(Records with drawing code)
┄┄┄┄┄┄┄┄┄┄┄┄┄┄┄┄┄┄┄┄

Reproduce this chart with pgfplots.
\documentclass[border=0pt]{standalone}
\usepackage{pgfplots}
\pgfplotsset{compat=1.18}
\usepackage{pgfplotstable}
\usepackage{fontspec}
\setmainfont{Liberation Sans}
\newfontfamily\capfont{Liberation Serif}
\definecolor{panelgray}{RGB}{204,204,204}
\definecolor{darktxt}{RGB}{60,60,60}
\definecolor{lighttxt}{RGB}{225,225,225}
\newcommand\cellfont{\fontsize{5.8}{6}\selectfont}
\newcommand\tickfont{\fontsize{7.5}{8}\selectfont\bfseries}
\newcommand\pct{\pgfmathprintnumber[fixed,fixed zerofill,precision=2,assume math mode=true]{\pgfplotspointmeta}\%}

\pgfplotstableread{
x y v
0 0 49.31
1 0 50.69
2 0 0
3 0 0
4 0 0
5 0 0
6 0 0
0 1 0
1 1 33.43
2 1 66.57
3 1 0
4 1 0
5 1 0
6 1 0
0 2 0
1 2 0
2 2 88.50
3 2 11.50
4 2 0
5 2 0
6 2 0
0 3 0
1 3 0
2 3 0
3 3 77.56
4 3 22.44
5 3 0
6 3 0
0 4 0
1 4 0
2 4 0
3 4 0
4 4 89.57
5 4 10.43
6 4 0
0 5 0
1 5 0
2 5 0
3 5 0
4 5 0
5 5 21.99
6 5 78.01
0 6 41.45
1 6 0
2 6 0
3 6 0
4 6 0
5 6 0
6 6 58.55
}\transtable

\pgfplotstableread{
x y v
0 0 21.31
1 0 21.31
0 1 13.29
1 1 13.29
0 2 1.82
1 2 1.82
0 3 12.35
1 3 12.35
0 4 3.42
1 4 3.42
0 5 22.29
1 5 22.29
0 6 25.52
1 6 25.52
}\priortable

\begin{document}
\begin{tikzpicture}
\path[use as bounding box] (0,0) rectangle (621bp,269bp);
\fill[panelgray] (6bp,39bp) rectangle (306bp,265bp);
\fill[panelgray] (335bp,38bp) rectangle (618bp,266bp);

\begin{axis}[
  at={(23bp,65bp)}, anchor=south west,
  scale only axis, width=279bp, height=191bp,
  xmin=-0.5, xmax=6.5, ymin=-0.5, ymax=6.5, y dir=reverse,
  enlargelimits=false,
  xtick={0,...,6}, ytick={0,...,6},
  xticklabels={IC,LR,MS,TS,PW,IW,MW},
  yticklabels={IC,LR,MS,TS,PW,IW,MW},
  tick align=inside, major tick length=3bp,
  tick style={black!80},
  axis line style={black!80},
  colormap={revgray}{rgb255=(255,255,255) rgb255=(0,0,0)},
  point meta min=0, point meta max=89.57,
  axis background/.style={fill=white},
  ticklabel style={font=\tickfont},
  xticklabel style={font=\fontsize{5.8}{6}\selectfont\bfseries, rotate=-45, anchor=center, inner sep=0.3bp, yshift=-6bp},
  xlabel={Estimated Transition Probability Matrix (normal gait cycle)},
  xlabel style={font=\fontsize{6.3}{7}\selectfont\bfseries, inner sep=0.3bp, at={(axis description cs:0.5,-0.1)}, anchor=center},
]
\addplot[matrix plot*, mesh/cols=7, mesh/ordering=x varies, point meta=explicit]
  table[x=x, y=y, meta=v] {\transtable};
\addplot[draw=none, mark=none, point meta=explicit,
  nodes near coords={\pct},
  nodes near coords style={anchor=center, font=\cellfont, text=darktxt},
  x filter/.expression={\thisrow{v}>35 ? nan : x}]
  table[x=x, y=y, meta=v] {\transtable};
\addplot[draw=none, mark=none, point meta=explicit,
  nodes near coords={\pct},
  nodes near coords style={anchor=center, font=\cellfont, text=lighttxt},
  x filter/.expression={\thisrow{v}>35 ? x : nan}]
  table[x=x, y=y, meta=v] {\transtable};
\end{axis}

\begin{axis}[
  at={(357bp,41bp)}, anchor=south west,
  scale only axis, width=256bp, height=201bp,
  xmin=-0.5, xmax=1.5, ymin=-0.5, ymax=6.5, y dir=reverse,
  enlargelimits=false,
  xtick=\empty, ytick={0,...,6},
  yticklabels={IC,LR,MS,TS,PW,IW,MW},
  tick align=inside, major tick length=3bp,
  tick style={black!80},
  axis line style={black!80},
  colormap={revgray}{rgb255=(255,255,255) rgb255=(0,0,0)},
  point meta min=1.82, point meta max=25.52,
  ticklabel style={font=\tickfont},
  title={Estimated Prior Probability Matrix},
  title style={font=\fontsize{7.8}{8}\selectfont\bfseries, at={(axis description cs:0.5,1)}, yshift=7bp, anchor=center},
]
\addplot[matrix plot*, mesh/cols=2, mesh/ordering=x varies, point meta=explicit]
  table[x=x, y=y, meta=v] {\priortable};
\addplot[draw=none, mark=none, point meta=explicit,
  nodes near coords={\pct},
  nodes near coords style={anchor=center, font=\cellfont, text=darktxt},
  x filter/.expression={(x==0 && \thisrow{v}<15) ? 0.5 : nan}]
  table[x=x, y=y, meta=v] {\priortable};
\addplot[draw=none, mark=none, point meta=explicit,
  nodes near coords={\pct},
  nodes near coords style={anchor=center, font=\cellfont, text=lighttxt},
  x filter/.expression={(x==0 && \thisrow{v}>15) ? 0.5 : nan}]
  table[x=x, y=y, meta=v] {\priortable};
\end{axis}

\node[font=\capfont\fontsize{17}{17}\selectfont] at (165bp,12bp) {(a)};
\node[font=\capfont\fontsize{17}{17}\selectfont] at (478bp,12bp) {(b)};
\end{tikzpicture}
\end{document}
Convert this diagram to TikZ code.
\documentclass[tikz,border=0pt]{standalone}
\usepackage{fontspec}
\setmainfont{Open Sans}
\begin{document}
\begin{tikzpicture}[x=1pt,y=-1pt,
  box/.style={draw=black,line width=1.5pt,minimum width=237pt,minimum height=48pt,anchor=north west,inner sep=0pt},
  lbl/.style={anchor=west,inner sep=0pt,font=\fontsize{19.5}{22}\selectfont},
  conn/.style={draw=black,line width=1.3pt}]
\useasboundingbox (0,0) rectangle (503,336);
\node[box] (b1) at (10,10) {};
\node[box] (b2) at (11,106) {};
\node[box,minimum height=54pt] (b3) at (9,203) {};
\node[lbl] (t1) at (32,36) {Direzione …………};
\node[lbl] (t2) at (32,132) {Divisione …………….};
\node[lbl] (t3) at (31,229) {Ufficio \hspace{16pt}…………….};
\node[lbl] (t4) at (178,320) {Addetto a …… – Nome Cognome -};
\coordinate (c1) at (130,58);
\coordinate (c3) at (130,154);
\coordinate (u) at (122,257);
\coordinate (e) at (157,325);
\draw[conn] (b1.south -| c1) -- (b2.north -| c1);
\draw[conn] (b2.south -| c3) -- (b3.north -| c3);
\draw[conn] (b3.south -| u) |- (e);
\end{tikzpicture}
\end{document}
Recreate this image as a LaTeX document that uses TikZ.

┄┄┄┄┄┄┄┄┄┄┄┄┄┄┄┄┄┄┄┄

* Required work
Your answer consists solely of the lines from the top of the records above through the line that contains "(335bp,38bp) rectangle (618bp,266bp);", each echoed exactly.

* Written answer
Reproduce this chart with pgfplots.
\documentclass[border=0pt]{standalone}
\usepackage{pgfplots}
\pgfplotsset{compat=1.18}
\usepackage{pgfplotstable}
\usepackage{fontspec}
\setmainfont{Liberation Sans}
\newfontfamily\capfont{Liberation Serif}
\definecolor{panelgray}{RGB}{204,204,204}
\definecolor{darktxt}{RGB}{60,60,60}
\definecolor{lighttxt}{RGB}{225,225,225}
\newcommand\cellfont{\fontsize{5.8}{6}\selectfont}
\newcommand\tickfont{\fontsize{7.5}{8}\selectfont\bfseries}
\newcommand\pct{\pgfmathprintnumber[fixed,fixed zerofill,precision=2,assume math mode=true]{\pgfplotspointmeta}\%}

\pgfplotstableread{
x y v
0 0 49.31
1 0 50.69
2 0 0
3 0 0
4 0 0
5 0 0
6 0 0
0 1 0
1 1 33.43
2 1 66.57
3 1 0
4 1 0
5 1 0
6 1 0
0 2 0
1 2 0
2 2 88.50
3 2 11.50
4 2 0
5 2 0
6 2 0
0 3 0
1 3 0
2 3 0
3 3 77.56
4 3 22.44
5 3 0
6 3 0
0 4 0
1 4 0
2 4 0
3 4 0
4 4 89.57
5 4 10.43
6 4 0
0 5 0
1 5 0
2 5 0
3 5 0
4 5 0
5 5 21.99
6 5 78.01
0 6 41.45
1 6 0
2 6 0
3 6 0
4 6 0
5 6 0
6 6 58.55
}\transtable

\pgfplotstableread{
x y v
0 0 21.31
1 0 21.31
0 1 13.29
1 1 13.29
0 2 1.82
1 2 1.82
0 3 12.35
1 3 12.35
0 4 3.42
1 4 3.42
0 5 22.29
1 5 22.29
0 6 25.52
1 6 25.52
}\priortable

\begin{document}
\begin{tikzpicture}
\path[use as bounding box] (0,0) rectangle (621bp,269bp);
\fill[panelgray] (6bp,39bp) rectangle (306bp,265bp);
\fill[panelgray] (335bp,38bp) rectangle (618bp,266bp);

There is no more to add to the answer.